BÜYÜKLERİ DEĞİŞİME ZORLADI
İçten yanmalı motorlu araçlar ile yıllar boyu ulaşım imkanlarını en üst seviyede sunan global otomotiv üreticileri de geleceği yalnızca otomotiv şirketi kalmak yerine mobilite şirketine dönüşmekte buldu. Yeni yeni sektörde adından söz ettiren ve büyümeye başlayan doğuştan elektrikli küçük markalar, büyükleri değişime zorluyor. Elektrikli araç üretimine de adım atan ve klasik üreticiler arasında öncü markalar arasında yer alan Renault’un yanı sıra, Hyundai, Jeep, BMW, Mercedes, Nissan gibi dünyanın önde gelen üreticileri de elektrikli mobilite stratejilerine ağırlık verdi. Son olarak yakın zamanda Japon üretici Toyota, artık yalnızca bir otomotiv şirketi olmadığını değişen dünyaya ayak uyduracak bir ‘mobilite şirketi’ne dönüşeceğini açıkladı.

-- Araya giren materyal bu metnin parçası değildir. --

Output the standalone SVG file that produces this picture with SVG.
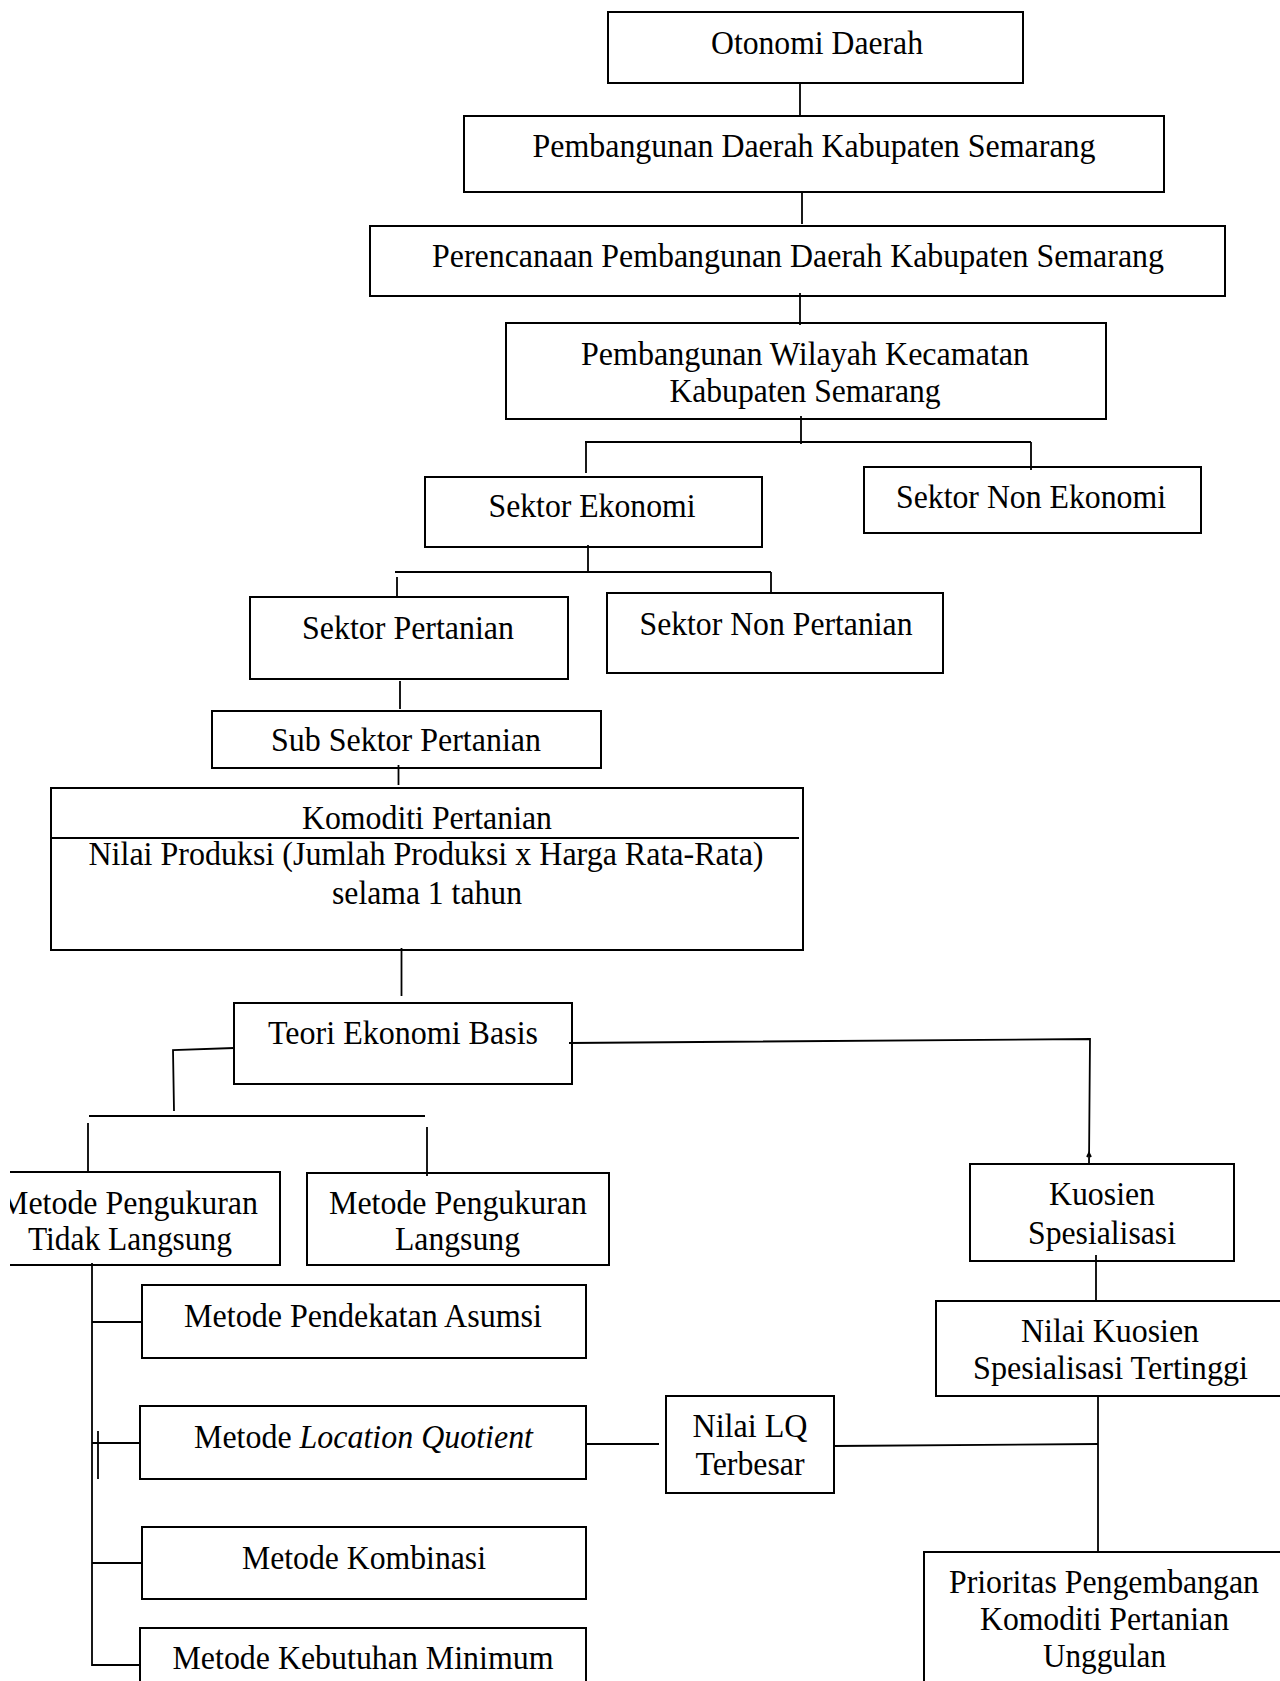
<svg xmlns="http://www.w3.org/2000/svg" width="1280" height="1681" viewBox="0 0 1280 1681">
<style>
.box{fill:none;stroke:#000;stroke-width:2}
.c line,.c polyline{stroke:#000;stroke-width:1.8;fill:none}
text{font-family:"Liberation Serif","Times New Roman",serif;font-size:33px;fill:#000;text-anchor:middle;transform:translateY(2px)}
</style>
<defs>
<clipPath id="clipL"><rect x="10" y="1160" width="300" height="120"/></clipPath>
</defs>
<rect width="1280" height="1681" fill="#fff"/>
<g class="c" id="connectors">
<line x1="800" y1="83" x2="800" y2="117"/>
<line x1="802" y1="192" x2="802" y2="224"/>
<line x1="800" y1="293" x2="800" y2="325"/>
<line x1="801" y1="416" x2="801" y2="444"/>
<line x1="585" y1="442" x2="1031" y2="442"/>
<line x1="586" y1="442" x2="586" y2="473"/>
<line x1="1031" y1="442" x2="1031" y2="470"/>
<line x1="588" y1="545" x2="588" y2="572"/>
<line x1="395" y1="572" x2="771" y2="572"/>
<line x1="397" y1="577" x2="397" y2="597"/>
<line x1="771" y1="572" x2="771" y2="592"/>
<line x1="400" y1="681" x2="400" y2="709"/>
<line x1="398.5" y1="765" x2="398.5" y2="785"/>
<line x1="401.5" y1="948" x2="401.5" y2="996"/>
<polyline points="234,1048 173,1050 174,1111"/>
<line x1="89" y1="1116" x2="425" y2="1116"/>
<line x1="88" y1="1123" x2="88" y2="1172"/>
<line x1="427" y1="1127" x2="427" y2="1176"/>
<polyline points="569,1043 1090,1039 1089,1164"/>
<polyline points="1087,1157 1089,1153 1091,1157"/>
<line x1="1096" y1="1255" x2="1096" y2="1302"/>
<line x1="1098" y1="1396" x2="1098" y2="1552"/>
<line x1="834" y1="1446" x2="1098" y2="1444"/>
<line x1="586" y1="1444" x2="659" y2="1444"/>
<line x1="92" y1="1263" x2="92" y2="1666"/>
<line x1="92" y1="1322" x2="142" y2="1322"/>
<line x1="92" y1="1443" x2="140" y2="1443"/>
<line x1="98" y1="1431" x2="98" y2="1479"/>
<line x1="92" y1="1563" x2="142" y2="1563"/>
<line x1="92" y1="1665" x2="140" y2="1665"/>
</g>
<g id="n-otonomi"><rect class="box" x="608" y="12" width="415" height="71"/><text x="817" y="52" textLength="212" lengthAdjust="spacingAndGlyphs">Otonomi Daerah</text></g>
<g id="n-pembangunan-daerah"><rect class="box" x="464" y="116" width="700" height="76"/><text x="814" y="155" textLength="563" lengthAdjust="spacingAndGlyphs">Pembangunan Daerah Kabupaten Semarang</text></g>
<g id="n-perencanaan"><rect class="box" x="370" y="226" width="855" height="70"/><text x="798" y="265" textLength="732" lengthAdjust="spacingAndGlyphs">Perencanaan Pembangunan Daerah Kabupaten Semarang</text></g>
<g id="n-wilayah"><rect class="box" x="506" y="323" width="600" height="96"/><text x="805" y="363" textLength="448" lengthAdjust="spacingAndGlyphs">Pembangunan Wilayah Kecamatan</text><text x="805" y="400" textLength="271" lengthAdjust="spacingAndGlyphs">Kabupaten Semarang</text></g>
<g id="n-ekonomi"><rect class="box" x="425" y="477" width="337" height="70"/><text x="592" y="515" textLength="207" lengthAdjust="spacingAndGlyphs">Sektor Ekonomi</text></g>
<g id="n-non-ekonomi"><rect class="box" x="864" y="467" width="337" height="66"/><text x="1031" y="506" textLength="270" lengthAdjust="spacingAndGlyphs">Sektor Non Ekonomi</text></g>
<g id="n-pertanian"><rect class="box" x="250" y="597" width="318" height="82"/><text x="408" y="637" textLength="212" lengthAdjust="spacingAndGlyphs">Sektor Pertanian</text></g>
<g id="n-non-pertanian"><rect class="box" x="607" y="593" width="336" height="80"/><text x="776" y="633" textLength="273" lengthAdjust="spacingAndGlyphs">Sektor Non Pertanian</text></g>
<g id="n-sub-sektor"><rect class="box" x="212" y="711" width="389" height="57"/><text x="406" y="749" textLength="270" lengthAdjust="spacingAndGlyphs">Sub Sektor Pertanian</text></g>
<g id="n-komoditi"><rect class="box" x="51" y="788" width="752" height="162"/><line x1="50" y1="838" x2="799" y2="838" stroke="#000" stroke-width="2"/><text x="427" y="827" textLength="250" lengthAdjust="spacingAndGlyphs">Komoditi Pertanian</text><text x="426" y="863" textLength="675" lengthAdjust="spacingAndGlyphs">Nilai Produksi (Jumlah Produksi x Harga Rata-Rata)</text><text x="427" y="902" textLength="190" lengthAdjust="spacingAndGlyphs">selama 1 tahun</text></g>
<g id="n-teori"><rect class="box" x="234" y="1003" width="338" height="81"/><text x="403" y="1042" textLength="270" lengthAdjust="spacingAndGlyphs">Teori Ekonomi Basis</text></g>
<g id="n-tidak-langsung"><path class="box" d="M10,1172 H280 V1265 H10"/><g clip-path="url(#clipL)"><text x="129" y="1212" textLength="258" lengthAdjust="spacingAndGlyphs">Metode Pengukuran</text></g><text x="130" y="1248" textLength="204" lengthAdjust="spacingAndGlyphs">Tidak Langsung</text></g>
<g id="n-langsung"><rect class="box" x="307" y="1173" width="302" height="92"/><text x="458" y="1212" textLength="258" lengthAdjust="spacingAndGlyphs">Metode Pengukuran</text><text x="457.5" y="1248" textLength="125" lengthAdjust="spacingAndGlyphs">Langsung</text></g>
<g id="n-kuosien"><rect class="box" x="970" y="1164" width="264" height="97"/><text x="1102" y="1203" textLength="106" lengthAdjust="spacingAndGlyphs">Kuosien</text><text x="1102" y="1242" textLength="148" lengthAdjust="spacingAndGlyphs">Spesialisasi</text></g>
<g id="n-nilai-kuosien"><rect class="box" x="936" y="1301" width="360" height="95"/><text x="1110" y="1340" textLength="178" lengthAdjust="spacingAndGlyphs">Nilai Kuosien</text><text x="1110.5" y="1377" textLength="275" lengthAdjust="spacingAndGlyphs">Spesialisasi Tertinggi</text></g>
<g id="n-asumsi"><rect class="box" x="142" y="1285" width="444" height="73"/><text x="363" y="1325" textLength="358" lengthAdjust="spacingAndGlyphs">Metode Pendekatan Asumsi</text></g>
<g id="n-lq"><rect class="box" x="140" y="1406" width="446" height="73"/><text x="363.5" y="1446" textLength="339" lengthAdjust="spacingAndGlyphs">Metode <tspan font-style="italic">Location Quotient</tspan></text></g>
<g id="n-kombinasi"><rect class="box" x="142" y="1527" width="444" height="72"/><text x="364" y="1567" textLength="244" lengthAdjust="spacingAndGlyphs">Metode Kombinasi</text></g>
<g id="n-kebutuhan"><rect class="box" x="140" y="1628" width="446" height="70"/><text x="363" y="1667" textLength="381" lengthAdjust="spacingAndGlyphs">Metode Kebutuhan Minimum</text></g>
<g id="n-nilai-lq"><rect class="box" x="666" y="1396" width="168" height="97"/><text x="750" y="1435" textLength="115" lengthAdjust="spacingAndGlyphs">Nilai LQ</text><text x="750" y="1473" textLength="109" lengthAdjust="spacingAndGlyphs">Terbesar</text></g>
<g id="n-prioritas"><rect class="box" x="924" y="1552" width="370" height="150"/><text x="1104" y="1591" textLength="310" lengthAdjust="spacingAndGlyphs">Prioritas Pengembangan</text><text x="1104.5" y="1628" textLength="249" lengthAdjust="spacingAndGlyphs">Komoditi Pertanian</text><text x="1104.5" y="1665" textLength="123" lengthAdjust="spacingAndGlyphs">Unggulan</text></g>
</svg>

ELEKTRİKLİ STRATEJİ ETKİNLİĞİ
RENAULT Grubu da, Avrupa’da 2050 yılına kadar karbon nötr olma taahhüdü kapsamında iki yeni elektrikli otomobili Renault Megane eVision ve Dacia Spring’i Renault eWays etkinliklerinde tanıttı. Etkinlikte konuşan Renault Grubu CEO’su Luca De Meo: “Grup olarak 2050 yılına kadar Avrupa’da sıfır karbon emisyonu taahhütümüz için çalışmalarımızı hızla sürdürüyoruz. 2030 itibarıyla emisyon oranımızı 2010 yılına kıyasla yüzde 50 azaltmayı hedefliyoruz. 2022 yılıyla birlikte tüm modellerimiz elektrikli ya da elektriklendirilmiş versiyonlara sahip olacak. 5 yıl içinde pazardaki araçlarımızın yüzde 50’sinin elektirikli ya da hibrit olmasını planlıyoruz.”
ÇEVRECİ ARAZİCİ TÜRKİYE’DE
JEEP de elektrik motoru ile araçlarını güçlendiren ve daha çevreci hale getiren markalar arasında yer aldı. 4×4 performansını güçlü bir elektrik motoru ile birleştirerek 4×4 kabiliyetini yeniden yaratan modeli Compass’ın hibrit motorlu versiyonu 4xe Türkiye’de satışa sunuldu. Compass 4xe, elektrik motorun anlık tepkime süresini, dört tekerden çekiş gücüne yansıtıyor. 4xe; önde 180 beygirlik içten yanmalı motor, arkada 60 beygir elektrikli motorun da desteğiyle toplam 240 beygir güce ulaşıyor. Jeep Compass 4xe, 724 bin 950 TL’lik fiyatla sunuluyor.